_CHALLENGE_
Exactly as written, write out the lines below from the first to the one containing "367.9, 428.6, 500.0];", inclusive. Pictures do not belong in the copy.

_DATA EXTRACT_

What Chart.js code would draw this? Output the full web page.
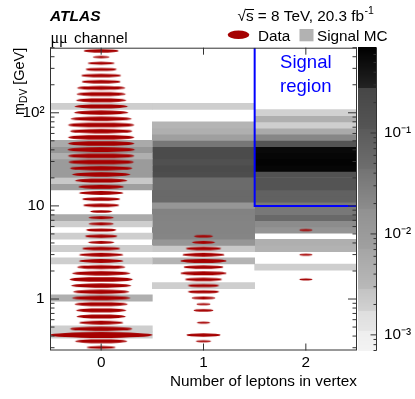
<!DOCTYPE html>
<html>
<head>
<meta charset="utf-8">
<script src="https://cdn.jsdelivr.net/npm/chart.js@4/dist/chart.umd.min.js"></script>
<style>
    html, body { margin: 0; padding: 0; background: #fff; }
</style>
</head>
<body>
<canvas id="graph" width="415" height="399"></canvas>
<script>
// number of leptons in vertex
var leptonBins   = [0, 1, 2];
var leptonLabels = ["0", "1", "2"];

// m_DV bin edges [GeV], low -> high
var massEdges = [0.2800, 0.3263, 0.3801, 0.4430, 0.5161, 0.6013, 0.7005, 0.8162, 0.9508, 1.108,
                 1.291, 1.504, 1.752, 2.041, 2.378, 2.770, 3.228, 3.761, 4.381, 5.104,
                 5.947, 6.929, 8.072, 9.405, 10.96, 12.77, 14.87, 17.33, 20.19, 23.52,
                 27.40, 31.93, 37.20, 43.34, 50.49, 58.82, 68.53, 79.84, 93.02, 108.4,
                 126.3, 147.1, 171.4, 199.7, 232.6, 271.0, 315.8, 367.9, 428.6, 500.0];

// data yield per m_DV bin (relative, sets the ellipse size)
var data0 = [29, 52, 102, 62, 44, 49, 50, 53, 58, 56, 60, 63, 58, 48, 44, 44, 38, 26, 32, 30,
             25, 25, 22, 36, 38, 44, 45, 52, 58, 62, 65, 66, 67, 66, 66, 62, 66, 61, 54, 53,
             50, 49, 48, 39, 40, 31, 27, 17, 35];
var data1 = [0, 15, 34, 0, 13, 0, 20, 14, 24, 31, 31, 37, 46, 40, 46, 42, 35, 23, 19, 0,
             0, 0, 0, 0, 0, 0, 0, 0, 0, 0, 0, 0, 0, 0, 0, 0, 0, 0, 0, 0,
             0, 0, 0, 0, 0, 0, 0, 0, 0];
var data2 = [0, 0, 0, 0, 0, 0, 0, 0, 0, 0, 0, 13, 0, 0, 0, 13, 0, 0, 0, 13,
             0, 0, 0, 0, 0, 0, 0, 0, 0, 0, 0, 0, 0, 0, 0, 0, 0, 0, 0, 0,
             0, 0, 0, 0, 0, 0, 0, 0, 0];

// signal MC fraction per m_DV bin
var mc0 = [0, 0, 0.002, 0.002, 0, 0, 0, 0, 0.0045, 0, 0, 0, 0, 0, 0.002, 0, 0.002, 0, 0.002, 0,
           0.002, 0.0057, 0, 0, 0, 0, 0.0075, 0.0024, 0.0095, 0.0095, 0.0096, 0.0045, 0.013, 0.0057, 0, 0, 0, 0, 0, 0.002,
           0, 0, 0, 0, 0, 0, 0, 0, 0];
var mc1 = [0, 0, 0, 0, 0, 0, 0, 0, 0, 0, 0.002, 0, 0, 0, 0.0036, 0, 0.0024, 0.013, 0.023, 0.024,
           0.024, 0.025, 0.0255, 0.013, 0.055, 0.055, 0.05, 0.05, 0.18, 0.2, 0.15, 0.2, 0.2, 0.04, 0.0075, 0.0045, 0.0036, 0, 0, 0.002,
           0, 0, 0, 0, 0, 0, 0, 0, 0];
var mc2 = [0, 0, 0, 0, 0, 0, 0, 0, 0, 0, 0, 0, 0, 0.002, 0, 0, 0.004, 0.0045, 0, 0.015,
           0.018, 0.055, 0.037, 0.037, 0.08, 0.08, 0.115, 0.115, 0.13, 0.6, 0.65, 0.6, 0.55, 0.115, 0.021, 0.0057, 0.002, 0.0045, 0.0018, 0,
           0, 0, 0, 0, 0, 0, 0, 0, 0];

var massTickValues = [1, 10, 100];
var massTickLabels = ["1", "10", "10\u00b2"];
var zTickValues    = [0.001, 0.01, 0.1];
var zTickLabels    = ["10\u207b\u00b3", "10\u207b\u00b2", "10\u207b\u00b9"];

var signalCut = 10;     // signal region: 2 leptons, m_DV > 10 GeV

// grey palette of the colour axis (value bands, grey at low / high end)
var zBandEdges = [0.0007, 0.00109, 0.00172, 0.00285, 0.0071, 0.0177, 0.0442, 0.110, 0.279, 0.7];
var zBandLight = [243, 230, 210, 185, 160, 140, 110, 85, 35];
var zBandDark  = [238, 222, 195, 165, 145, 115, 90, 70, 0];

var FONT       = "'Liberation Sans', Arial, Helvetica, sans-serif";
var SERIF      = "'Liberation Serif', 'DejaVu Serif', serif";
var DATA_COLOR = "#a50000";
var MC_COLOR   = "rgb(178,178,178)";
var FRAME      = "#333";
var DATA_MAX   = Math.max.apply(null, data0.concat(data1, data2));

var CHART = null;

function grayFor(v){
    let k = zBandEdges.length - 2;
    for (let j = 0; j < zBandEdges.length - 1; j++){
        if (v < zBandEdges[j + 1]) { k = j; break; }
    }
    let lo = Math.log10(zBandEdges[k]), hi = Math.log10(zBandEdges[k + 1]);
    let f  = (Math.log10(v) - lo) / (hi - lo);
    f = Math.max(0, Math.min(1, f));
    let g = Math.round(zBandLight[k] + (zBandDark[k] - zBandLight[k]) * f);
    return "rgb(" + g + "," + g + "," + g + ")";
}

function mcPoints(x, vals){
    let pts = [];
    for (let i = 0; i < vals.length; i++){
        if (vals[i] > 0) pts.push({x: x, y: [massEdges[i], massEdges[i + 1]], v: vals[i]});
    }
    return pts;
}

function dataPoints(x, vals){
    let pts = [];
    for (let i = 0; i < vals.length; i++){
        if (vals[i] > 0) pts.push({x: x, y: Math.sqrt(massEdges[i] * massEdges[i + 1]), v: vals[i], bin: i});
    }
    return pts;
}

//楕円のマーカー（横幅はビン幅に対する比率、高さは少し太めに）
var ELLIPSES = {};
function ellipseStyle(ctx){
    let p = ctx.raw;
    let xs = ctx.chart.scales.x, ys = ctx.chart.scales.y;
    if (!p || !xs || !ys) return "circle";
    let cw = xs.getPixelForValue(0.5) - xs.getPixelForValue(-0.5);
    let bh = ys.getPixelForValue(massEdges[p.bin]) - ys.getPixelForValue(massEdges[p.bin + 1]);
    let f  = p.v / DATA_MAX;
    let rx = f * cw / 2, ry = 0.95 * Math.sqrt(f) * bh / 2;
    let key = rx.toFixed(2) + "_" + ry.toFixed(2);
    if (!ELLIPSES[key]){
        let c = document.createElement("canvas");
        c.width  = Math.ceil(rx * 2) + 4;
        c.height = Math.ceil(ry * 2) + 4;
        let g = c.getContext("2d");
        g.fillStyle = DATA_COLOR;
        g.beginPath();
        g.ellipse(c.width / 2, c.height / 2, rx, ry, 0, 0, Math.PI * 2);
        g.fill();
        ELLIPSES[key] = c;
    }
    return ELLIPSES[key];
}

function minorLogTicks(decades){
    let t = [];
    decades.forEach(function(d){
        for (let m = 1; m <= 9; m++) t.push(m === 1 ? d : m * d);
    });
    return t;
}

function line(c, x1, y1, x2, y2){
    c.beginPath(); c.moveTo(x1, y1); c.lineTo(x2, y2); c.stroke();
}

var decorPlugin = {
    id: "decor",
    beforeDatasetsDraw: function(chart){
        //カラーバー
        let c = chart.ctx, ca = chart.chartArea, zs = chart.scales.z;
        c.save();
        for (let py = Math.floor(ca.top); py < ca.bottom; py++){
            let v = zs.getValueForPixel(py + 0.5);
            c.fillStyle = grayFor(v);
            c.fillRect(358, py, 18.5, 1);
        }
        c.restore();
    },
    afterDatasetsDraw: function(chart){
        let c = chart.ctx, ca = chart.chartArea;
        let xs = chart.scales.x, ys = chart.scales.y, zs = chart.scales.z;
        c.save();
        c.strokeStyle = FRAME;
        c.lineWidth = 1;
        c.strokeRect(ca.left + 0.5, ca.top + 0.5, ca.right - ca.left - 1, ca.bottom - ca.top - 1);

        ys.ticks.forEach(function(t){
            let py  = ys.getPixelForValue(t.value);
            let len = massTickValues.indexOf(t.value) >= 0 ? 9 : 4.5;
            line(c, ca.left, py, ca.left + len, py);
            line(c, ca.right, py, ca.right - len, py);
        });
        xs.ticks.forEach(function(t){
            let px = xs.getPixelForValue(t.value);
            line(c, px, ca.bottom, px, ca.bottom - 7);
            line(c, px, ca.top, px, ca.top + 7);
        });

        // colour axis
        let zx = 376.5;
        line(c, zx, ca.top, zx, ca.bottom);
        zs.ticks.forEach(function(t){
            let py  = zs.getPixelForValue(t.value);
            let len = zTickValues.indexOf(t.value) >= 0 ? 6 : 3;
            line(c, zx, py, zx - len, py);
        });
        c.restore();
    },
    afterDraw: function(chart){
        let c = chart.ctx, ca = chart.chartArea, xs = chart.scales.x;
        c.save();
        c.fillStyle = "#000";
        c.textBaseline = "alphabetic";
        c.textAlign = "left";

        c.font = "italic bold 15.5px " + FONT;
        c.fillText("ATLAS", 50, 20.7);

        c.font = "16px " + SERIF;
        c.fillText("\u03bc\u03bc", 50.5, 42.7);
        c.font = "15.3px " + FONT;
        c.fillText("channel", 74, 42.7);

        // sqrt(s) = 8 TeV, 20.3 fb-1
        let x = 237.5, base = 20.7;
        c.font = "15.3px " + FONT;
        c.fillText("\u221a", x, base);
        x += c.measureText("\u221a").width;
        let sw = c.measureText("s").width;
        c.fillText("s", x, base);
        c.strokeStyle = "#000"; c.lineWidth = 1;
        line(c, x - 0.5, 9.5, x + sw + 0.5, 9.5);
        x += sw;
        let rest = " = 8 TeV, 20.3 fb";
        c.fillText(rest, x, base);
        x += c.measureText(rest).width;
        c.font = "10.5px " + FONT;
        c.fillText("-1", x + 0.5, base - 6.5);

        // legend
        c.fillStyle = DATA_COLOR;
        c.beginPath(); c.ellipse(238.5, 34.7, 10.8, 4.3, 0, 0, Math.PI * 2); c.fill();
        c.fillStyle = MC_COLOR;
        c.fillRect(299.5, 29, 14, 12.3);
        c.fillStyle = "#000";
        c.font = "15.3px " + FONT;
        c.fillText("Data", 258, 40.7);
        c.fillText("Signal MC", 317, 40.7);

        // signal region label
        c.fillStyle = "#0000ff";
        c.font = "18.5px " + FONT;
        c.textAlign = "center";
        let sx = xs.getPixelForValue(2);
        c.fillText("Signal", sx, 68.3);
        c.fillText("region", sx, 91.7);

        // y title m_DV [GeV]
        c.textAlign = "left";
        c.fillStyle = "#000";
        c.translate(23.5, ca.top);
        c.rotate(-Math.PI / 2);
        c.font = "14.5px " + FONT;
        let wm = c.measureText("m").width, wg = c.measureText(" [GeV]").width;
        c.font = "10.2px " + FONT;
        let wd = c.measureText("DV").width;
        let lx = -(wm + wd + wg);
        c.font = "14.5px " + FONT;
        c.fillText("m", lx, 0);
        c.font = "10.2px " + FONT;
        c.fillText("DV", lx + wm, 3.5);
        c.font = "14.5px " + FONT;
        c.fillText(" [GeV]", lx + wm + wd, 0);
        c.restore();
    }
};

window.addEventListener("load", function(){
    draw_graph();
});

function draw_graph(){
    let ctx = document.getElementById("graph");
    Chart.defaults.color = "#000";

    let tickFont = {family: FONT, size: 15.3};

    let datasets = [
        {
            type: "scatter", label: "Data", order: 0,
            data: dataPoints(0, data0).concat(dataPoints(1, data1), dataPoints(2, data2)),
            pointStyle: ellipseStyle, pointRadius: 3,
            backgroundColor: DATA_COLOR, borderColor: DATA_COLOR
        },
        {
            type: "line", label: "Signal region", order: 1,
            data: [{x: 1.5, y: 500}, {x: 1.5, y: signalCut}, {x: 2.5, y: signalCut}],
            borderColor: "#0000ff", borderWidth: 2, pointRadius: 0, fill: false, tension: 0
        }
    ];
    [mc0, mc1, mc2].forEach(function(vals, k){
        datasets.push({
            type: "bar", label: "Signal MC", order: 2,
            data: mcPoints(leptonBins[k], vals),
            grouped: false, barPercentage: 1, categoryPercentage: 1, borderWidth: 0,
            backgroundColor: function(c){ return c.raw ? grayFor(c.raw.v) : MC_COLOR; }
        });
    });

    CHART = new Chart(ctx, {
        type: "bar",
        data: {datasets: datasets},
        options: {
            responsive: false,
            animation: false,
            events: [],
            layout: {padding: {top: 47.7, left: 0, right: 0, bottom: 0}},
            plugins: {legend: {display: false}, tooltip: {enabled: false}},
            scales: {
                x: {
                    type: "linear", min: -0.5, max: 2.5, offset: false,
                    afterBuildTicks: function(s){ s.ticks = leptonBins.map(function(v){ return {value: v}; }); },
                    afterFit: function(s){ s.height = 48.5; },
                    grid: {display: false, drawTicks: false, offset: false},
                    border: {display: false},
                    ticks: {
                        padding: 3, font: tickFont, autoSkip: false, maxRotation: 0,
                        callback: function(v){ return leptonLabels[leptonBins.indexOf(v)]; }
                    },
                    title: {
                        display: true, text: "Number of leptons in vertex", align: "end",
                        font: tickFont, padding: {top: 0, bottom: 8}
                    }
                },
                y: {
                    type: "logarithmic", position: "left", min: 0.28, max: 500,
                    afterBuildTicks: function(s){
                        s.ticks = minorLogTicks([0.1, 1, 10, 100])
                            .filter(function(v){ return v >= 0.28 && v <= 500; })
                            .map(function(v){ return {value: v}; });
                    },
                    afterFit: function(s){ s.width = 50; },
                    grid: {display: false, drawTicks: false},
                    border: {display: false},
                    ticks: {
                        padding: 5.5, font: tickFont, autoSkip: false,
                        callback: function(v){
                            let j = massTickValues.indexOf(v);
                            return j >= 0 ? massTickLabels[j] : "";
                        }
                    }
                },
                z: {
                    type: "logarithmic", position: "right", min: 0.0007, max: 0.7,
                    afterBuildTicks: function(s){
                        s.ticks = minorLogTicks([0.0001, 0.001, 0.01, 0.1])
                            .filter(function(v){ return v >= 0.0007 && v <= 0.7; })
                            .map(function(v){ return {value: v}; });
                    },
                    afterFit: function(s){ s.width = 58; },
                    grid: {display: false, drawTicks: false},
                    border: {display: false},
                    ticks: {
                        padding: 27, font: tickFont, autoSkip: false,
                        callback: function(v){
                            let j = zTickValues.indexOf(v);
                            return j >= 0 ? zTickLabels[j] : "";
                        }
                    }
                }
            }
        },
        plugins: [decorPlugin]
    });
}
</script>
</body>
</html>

_FINISHED ANSWER_
What Chart.js code would draw this? Output the full web page.
<!DOCTYPE html>
<html>
<head>
<meta charset="utf-8">
<script src="https://cdn.jsdelivr.net/npm/chart.js@4/dist/chart.umd.min.js"></script>
<style>
    html, body { margin: 0; padding: 0; background: #fff; }
</style>
</head>
<body>
<canvas id="graph" width="415" height="399"></canvas>
<script>
// number of leptons in vertex
var leptonBins   = [0, 1, 2];
var leptonLabels = ["0", "1", "2"];

// m_DV bin edges [GeV], low -> high
var massEdges = [0.2800, 0.3263, 0.3801, 0.4430, 0.5161, 0.6013, 0.7005, 0.8162, 0.9508, 1.108,
                 1.291, 1.504, 1.752, 2.041, 2.378, 2.770, 3.228, 3.761, 4.381, 5.104,
                 5.947, 6.929, 8.072, 9.405, 10.96, 12.77, 14.87, 17.33, 20.19, 23.52,
                 27.40, 31.93, 37.20, 43.34, 50.49, 58.82, 68.53, 79.84, 93.02, 108.4,
                 126.3, 147.1, 171.4, 199.7, 232.6, 271.0, 315.8, 367.9, 428.6, 500.0];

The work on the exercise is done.